### [Goal of the exercise]
Wherever "document" appears in a line, list that line.
>> BEGIN
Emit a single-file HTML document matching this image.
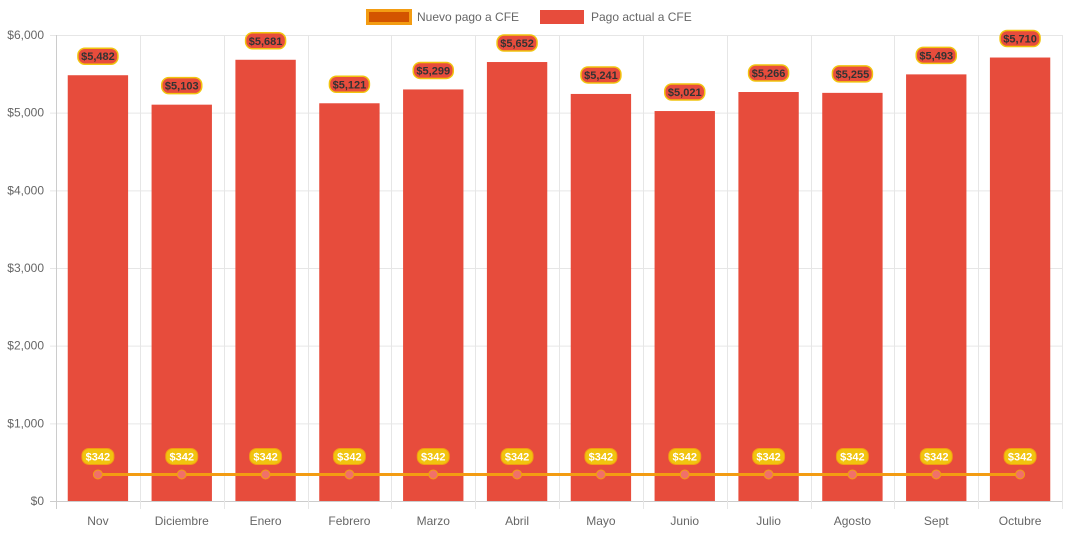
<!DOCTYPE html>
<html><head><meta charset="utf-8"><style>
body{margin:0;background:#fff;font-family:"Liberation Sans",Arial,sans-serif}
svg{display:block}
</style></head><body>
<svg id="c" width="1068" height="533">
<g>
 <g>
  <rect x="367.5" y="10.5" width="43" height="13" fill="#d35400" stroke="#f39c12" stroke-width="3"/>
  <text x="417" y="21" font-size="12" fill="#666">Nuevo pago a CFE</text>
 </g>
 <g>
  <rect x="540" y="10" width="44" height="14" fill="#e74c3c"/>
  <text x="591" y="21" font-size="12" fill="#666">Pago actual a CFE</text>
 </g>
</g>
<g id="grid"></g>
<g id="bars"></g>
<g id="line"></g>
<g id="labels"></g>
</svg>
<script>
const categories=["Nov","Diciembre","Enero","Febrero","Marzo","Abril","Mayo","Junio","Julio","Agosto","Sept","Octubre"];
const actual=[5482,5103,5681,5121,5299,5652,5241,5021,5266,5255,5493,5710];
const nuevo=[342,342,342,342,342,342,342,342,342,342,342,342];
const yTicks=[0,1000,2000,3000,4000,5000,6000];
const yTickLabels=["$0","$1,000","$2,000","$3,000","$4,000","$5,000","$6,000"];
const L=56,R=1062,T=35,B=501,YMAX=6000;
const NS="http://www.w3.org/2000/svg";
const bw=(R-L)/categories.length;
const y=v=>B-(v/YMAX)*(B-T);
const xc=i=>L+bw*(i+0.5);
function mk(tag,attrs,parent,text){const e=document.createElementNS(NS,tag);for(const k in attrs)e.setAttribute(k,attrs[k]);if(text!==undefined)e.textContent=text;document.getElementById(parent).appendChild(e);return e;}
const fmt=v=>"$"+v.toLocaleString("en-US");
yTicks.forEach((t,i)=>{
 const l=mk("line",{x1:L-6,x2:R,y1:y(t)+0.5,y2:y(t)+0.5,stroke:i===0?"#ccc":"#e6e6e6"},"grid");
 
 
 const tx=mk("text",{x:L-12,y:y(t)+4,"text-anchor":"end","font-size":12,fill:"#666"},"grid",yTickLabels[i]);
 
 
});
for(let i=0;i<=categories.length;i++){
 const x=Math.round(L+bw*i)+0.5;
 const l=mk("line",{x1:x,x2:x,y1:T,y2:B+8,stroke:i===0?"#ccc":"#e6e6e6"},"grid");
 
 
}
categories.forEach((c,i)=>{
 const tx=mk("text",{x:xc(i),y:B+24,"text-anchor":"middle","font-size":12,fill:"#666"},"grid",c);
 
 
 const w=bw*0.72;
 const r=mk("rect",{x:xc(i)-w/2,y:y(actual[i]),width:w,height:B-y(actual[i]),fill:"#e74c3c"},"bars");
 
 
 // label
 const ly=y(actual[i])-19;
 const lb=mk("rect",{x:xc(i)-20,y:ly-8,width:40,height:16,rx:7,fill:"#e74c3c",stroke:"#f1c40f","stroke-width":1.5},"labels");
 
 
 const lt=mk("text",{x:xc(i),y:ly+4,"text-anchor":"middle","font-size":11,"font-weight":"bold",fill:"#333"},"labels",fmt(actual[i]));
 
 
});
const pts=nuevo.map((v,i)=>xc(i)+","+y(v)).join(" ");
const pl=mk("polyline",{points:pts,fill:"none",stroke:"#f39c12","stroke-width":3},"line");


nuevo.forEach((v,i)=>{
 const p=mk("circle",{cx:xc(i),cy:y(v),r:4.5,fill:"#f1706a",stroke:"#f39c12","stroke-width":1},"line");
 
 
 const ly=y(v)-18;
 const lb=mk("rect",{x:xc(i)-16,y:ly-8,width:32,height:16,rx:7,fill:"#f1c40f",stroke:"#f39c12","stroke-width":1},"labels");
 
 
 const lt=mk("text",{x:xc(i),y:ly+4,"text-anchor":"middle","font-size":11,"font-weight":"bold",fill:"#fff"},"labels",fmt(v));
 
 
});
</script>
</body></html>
>> END
>> BEGIN
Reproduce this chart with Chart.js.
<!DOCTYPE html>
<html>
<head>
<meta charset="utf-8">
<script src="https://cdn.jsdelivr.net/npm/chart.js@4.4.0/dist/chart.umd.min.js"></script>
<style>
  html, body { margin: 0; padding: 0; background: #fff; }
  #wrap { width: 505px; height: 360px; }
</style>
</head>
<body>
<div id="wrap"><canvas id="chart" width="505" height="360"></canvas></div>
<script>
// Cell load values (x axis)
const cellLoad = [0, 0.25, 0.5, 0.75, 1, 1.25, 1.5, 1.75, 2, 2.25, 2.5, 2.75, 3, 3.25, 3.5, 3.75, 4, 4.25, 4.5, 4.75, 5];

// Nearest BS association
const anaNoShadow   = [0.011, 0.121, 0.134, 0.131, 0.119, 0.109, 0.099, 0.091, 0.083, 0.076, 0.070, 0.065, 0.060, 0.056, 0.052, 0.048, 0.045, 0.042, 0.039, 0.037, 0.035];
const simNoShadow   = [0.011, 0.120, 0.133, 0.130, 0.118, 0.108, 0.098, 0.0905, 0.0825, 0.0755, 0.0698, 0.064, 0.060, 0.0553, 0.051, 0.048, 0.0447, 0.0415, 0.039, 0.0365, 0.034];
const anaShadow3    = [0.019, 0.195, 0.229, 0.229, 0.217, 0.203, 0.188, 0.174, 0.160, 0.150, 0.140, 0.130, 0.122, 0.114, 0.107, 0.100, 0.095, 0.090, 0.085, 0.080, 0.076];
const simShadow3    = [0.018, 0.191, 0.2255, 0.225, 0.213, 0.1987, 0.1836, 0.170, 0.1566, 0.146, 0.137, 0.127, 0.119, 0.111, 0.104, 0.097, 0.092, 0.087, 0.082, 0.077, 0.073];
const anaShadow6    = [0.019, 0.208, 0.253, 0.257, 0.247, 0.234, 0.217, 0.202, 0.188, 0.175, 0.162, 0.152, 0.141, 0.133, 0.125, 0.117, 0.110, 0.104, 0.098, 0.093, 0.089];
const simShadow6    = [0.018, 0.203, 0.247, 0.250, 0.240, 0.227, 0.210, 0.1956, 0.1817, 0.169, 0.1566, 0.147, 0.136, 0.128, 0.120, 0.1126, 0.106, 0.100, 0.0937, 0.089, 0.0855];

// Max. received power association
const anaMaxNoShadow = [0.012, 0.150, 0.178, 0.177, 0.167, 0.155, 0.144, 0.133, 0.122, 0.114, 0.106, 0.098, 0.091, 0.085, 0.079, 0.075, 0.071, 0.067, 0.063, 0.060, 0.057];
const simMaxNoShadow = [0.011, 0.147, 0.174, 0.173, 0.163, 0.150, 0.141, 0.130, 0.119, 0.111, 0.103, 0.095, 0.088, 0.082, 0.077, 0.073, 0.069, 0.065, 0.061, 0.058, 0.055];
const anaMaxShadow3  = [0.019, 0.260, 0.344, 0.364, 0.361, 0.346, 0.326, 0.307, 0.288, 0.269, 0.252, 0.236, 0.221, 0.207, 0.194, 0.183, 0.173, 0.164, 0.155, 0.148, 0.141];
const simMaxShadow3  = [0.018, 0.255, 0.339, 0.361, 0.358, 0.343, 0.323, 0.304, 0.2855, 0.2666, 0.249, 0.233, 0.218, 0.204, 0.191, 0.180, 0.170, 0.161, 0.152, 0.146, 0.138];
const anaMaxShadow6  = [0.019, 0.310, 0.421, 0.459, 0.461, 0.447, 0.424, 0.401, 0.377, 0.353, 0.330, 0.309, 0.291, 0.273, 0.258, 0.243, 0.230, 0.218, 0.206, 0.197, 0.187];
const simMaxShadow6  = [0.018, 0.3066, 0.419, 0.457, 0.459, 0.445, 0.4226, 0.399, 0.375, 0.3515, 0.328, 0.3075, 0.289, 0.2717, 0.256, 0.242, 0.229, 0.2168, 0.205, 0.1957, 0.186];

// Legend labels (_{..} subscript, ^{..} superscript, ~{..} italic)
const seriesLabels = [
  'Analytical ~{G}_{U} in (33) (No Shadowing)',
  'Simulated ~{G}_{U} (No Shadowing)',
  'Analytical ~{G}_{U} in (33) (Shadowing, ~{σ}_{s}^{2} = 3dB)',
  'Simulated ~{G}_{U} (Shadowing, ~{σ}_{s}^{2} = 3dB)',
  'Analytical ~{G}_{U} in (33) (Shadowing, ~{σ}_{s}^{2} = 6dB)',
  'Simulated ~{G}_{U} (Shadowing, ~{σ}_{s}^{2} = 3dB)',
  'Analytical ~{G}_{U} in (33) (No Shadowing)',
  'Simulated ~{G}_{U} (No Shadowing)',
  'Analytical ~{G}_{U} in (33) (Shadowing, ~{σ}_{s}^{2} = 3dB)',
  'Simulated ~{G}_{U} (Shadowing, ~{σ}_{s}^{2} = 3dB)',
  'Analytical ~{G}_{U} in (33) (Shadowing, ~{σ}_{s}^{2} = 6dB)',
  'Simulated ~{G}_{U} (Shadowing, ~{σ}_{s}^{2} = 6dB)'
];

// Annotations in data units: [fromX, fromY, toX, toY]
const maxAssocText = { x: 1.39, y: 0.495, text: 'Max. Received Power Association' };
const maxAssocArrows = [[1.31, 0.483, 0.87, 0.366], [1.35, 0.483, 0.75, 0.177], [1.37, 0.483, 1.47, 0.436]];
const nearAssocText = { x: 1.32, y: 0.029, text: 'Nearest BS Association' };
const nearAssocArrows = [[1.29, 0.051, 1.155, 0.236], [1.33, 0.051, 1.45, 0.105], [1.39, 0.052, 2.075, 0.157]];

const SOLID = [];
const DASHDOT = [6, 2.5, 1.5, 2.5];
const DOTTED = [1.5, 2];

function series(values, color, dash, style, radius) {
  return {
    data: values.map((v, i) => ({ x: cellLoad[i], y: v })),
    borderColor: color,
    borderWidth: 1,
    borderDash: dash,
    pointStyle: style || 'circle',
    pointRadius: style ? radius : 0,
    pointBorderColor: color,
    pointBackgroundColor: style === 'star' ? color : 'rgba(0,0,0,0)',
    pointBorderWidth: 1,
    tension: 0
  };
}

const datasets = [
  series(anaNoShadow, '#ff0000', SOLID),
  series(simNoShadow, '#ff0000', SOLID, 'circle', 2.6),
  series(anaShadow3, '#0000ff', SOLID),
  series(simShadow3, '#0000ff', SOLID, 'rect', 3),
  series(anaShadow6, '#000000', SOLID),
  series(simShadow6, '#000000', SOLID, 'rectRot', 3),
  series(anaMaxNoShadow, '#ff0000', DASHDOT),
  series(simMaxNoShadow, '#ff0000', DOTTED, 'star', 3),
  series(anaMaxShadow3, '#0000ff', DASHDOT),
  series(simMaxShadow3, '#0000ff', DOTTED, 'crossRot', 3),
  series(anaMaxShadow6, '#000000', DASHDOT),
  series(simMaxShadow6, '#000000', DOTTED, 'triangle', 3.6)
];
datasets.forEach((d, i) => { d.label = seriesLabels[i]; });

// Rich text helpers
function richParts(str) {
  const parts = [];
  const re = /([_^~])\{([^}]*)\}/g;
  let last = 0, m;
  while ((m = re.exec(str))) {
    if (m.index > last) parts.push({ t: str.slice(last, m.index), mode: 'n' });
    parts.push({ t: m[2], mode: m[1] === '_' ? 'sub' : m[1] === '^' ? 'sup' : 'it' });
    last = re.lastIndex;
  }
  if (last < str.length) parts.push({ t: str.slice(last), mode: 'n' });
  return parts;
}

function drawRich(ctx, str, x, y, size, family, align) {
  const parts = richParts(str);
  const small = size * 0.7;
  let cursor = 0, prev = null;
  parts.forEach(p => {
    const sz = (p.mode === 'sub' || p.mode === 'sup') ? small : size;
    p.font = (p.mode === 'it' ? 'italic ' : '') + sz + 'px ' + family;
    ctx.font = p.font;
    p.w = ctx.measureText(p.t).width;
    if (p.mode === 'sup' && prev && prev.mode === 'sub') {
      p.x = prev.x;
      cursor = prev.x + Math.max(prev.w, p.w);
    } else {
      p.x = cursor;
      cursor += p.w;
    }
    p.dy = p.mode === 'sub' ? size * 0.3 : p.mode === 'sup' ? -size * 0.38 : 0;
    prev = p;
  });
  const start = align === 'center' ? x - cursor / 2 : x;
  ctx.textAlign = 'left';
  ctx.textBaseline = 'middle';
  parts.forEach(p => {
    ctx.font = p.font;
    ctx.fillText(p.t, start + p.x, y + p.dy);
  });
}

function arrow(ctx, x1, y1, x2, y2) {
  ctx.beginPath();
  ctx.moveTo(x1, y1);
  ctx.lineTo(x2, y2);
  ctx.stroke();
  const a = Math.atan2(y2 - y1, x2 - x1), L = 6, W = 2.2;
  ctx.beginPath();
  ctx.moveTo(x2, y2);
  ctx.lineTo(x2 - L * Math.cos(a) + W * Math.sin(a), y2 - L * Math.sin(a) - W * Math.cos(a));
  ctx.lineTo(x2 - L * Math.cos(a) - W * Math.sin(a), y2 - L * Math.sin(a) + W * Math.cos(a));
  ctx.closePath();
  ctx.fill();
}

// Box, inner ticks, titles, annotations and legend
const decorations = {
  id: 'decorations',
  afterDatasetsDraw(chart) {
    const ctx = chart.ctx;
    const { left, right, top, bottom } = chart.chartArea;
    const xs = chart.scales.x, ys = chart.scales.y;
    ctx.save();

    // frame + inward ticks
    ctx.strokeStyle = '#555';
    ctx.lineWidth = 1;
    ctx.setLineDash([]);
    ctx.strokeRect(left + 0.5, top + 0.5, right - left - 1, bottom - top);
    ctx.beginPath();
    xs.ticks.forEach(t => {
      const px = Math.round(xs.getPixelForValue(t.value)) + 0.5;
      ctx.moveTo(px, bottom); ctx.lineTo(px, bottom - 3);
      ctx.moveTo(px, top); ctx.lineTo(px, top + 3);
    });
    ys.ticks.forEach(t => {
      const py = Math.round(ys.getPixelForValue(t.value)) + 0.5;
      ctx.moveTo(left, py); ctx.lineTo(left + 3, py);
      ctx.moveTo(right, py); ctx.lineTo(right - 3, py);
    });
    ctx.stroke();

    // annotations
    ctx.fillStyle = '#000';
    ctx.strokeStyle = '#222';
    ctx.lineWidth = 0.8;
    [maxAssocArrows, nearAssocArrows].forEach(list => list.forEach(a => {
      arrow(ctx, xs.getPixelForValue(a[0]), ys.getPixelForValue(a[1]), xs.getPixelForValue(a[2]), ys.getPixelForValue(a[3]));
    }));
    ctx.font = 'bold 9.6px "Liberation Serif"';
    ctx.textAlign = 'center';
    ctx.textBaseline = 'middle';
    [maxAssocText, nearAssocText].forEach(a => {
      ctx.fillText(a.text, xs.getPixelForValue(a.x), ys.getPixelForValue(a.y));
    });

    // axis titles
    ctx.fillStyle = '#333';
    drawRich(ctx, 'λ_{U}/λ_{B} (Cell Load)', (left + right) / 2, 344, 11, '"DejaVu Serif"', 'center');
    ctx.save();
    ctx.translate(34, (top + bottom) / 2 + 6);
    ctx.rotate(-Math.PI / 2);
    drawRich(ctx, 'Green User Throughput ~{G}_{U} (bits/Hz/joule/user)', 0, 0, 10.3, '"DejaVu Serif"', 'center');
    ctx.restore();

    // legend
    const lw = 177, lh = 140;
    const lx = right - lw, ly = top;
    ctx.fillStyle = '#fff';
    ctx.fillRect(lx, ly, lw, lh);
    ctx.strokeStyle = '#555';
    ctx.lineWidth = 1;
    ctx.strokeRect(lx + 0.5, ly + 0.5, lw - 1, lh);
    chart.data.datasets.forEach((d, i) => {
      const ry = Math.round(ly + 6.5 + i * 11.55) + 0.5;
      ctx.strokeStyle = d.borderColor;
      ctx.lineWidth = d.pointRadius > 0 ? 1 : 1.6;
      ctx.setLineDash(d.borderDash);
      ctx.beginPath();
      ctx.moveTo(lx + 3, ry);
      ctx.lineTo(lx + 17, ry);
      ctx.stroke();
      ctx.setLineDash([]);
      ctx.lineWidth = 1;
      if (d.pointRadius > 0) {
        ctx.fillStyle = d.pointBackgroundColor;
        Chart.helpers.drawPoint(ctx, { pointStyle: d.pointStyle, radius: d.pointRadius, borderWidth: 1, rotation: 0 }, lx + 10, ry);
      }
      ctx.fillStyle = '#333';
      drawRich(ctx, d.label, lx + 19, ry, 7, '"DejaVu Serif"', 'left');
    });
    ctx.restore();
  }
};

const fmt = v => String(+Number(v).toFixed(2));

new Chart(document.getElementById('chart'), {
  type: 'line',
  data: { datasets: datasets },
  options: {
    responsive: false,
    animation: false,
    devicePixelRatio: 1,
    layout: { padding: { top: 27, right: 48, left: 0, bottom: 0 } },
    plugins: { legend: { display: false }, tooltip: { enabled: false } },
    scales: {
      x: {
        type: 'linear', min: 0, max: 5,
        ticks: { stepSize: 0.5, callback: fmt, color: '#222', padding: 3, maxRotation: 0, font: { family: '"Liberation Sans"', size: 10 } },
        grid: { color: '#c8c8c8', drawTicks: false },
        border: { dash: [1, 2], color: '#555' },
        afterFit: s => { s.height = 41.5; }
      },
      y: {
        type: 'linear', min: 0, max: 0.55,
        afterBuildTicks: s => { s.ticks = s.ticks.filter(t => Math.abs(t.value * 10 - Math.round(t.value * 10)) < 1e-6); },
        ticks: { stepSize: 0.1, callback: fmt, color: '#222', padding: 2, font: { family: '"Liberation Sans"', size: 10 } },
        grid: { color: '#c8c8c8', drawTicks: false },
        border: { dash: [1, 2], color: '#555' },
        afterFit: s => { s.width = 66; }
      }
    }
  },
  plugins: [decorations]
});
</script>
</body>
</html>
>> END
### [Complete answer]
Emit a single-file HTML document matching this image.
function mk(tag,attrs,parent,text){const e=document.createElementNS(NS,tag);for(const k in attrs)e.setAttribute(k,attrs[k]);if(text!==undefined)e.textContent=text;document.getElementById(parent).appendChild(e);return e;}
new Chart(document.getElementById('chart'), {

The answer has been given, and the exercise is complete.